Durant was the 2011-12 scoring champion. He averaged 28 points per game, and he was the clear-cut go-to scorer throughout the season. Westbrook was the second option, although he clearly believed he was No. 1 at times, as he averaged 23.6 points on more than 19 shots per game.
That left just 10 shots per game in 2012—and 8.6 throughout his career—for Harden. Nobody is going to claim that the shooting guard wasn't good in OKC, but his potential wasn't being met behind the superstars.
His current average of 24.2 points per game is nearly double what he’s averaged for his career, and there’s no question as to who is the first scoring option in Houston.
Harden is a top scorer in this league, and he has shown that he can make an impact in the starting lineup for the Rockets throughout the 2012-13 season.
Efficiency Has Become a Luxury
Nobody is going to claim that Harden’s inefficient play up to this point is a good thing. He is shooting a career low from the three-point line, and his field-goal percentage has dipped well below the near-50 percent he posted in 2012.
If he were shooting above 50 percent, it goes without saying that his averages would be higher, and his impact on the floor would be even greater.
But the Rockets’ star no longer needs to be perfect in order to have a great game.
With Durant and Westbrook out of the picture, Harden is No. 1 in Houston. If he misses a few shots early, you know the ball is coming right back to him. In OKC, if he wasn’t rolling from the get-go, the team had two superstars it could rely on without hesitation.
With Durant and Westbrook as the main options, it makes it hard to claim that Harden was a true superstar. His presence on the Thunder roster was important, but he wasn't a go-to guy in most situations.
Harden played well with what he was given in OKC, and he performed well enough to earn himself a max contract. However, now that the pressure is gone and he knows that he’s the man even when his shot isn't falling, he’s able to play a care-free brand of basketball that has ultimately led to success.
In today’s NBA, the term “Hero Ball” has become more of a derogatory term than a term of endearment. Isolation basketball and one-on-one sets are looked at as bad strategy in the eyes of many, but for Harden, it may be what is allowing him to come into his own as a member of the Rockets.
We all know that his production has become less efficient, but this Houston team doesn’t need efficiency in the same way it needs a go-to scorer.
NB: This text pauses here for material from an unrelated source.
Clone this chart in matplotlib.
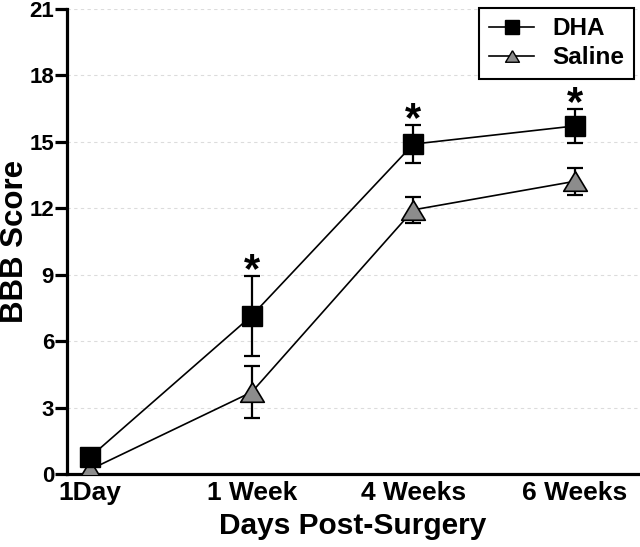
import matplotlib
matplotlib.use('Agg')
import matplotlib.pyplot as plt
from matplotlib.lines import Line2D
import numpy as np

plt.rcParams['font.family'] = ['Liberation Sans', 'DejaVu Sans']
plt.rcParams['font.weight'] = 'bold'

# ----------
# Data
# ----------
timepoints = ['1Day', '1 Week', '4 Weeks', '6 Weeks']
dha_mean = [0.77, 7.15, 14.9, 15.72]
dha_sem = [0.0, 1.8, 0.86, 0.77]
saline_mean = [0.2, 3.7, 11.93, 13.22]
saline_sem = [0.0, 1.18, 0.58, 0.6]
signif = [False, True, True, True]
yticks = [0, 3, 6, 9, 12, 15, 18, 21]

x = np.arange(len(timepoints))

# slightly flattened triangle, like the original
tri = [(0, 0.83), (-1, -0.83), (1, -0.83), (0, 0.83)]

fig = plt.figure(figsize=(6.4, 5.47), dpi=100)
ax = fig.add_axes([0.105, 0.1335, 0.892, 0.85])

line_kw = dict(color='black', lw=1.2)
err_kw = dict(fmt='none', ecolor='black', elinewidth=1.6, capsize=6, capthick=1.6)

# Saline
has_err = np.array(saline_sem) > 0
ax.errorbar(x[has_err], np.array(saline_mean)[has_err],
            yerr=np.array(saline_sem)[has_err], zorder=2, **err_kw)
ax.plot(x, saline_mean, marker=tri, ms=17, mfc='#8c8c8c', mec='black',
        mew=1.2, zorder=3, **line_kw)

# DHA
has_err = np.array(dha_sem) > 0
ax.errorbar(x[has_err], np.array(dha_mean)[has_err],
            yerr=np.array(dha_sem)[has_err], zorder=4, **err_kw)
ax.plot(x, dha_mean, marker='s', ms=14, mfc='black', mec='black',
        zorder=5, **line_kw)

# asterisks above DHA error bars
for xi, m, s, sig in zip(x, dha_mean, dha_sem, signif):
    if sig:
        ax.text(xi, m + s - 0.68, '*', ha='center', va='bottom',
                fontsize=30, fontweight='bold', zorder=6)

ax.set_xlim(-0.142, 3.39)
ax.set_ylim(0, 21)
ax.set_xticks(x)
ax.set_xticklabels(timepoints)
ax.set_yticks(yticks)
ax.yaxis.grid(True, ls=(0, (3, 3)), color='#dcdcdc', lw=0.8)
ax.set_axisbelow(True)

for side in ['top', 'right']:
    ax.spines[side].set_visible(False)
for side in ['left', 'bottom']:
    ax.spines[side].set_linewidth(2.3)
ax.tick_params(axis='y', width=2.3, length=8.5, labelsize=16, pad=1)
ax.tick_params(axis='x', length=0, labelsize=19, pad=5)

ax.set_ylabel('BBB Score', fontsize=22.5, fontweight='bold')
ax.yaxis.set_label_coords(-0.066, 0.5)
ax.set_xlabel('Days Post-Surgery', fontsize=21.5, fontweight='bold')
ax.xaxis.set_label_coords(0.5, -0.082)

handles = [
    Line2D([], [], color='black', lw=1.2, marker='s', ms=9.5, mfc='black', mec='black'),
    Line2D([], [], color='black', lw=1.2, marker=tri, ms=10, mfc='#8c8c8c', mec='black'),
]
leg = ax.legend(handles, ['DHA', 'Saline'], loc='upper right',
                bbox_to_anchor=(0.993, 1.003), fontsize=17.5, frameon=True,
                fancybox=False, edgecolor='black', framealpha=1,
                handlelength=1.85, borderpad=0.4, labelspacing=0.25,
                handletextpad=0.75, borderaxespad=0)
leg.get_frame().set_linewidth(1.5)

fig.savefig('out.png', dpi=100)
Harden has the ball in his hands more in Houston than ever before. As a result, he is not only scoring more, but he is averaging a career-high 4.7 assists per game, and he is helping take the pressure off of Jeremy Lin—somebody who desperately needed the spotlight off of him heading into the 2012-13 season.
Hero Ball isn’t something that is condoned among most fans, and for the sake of the Rockets moving forward, they need to learn to get everybody involved. They have a plethora of unproven players, and while it may seem like a risk to give them a chance, that's exactly what they have to do when it comes to finding a balanced rotation.
But Harden is finally out of shadows of the superstars in OKC, and what better way to display his talents than by putting the ball in his hands?
Harden is a superstar in this league, and while he may still have room to grow before he hits his prime, he’s already established himself as one of the NBA's best scorers.
That in itself says something about his ceiling, doesn't it?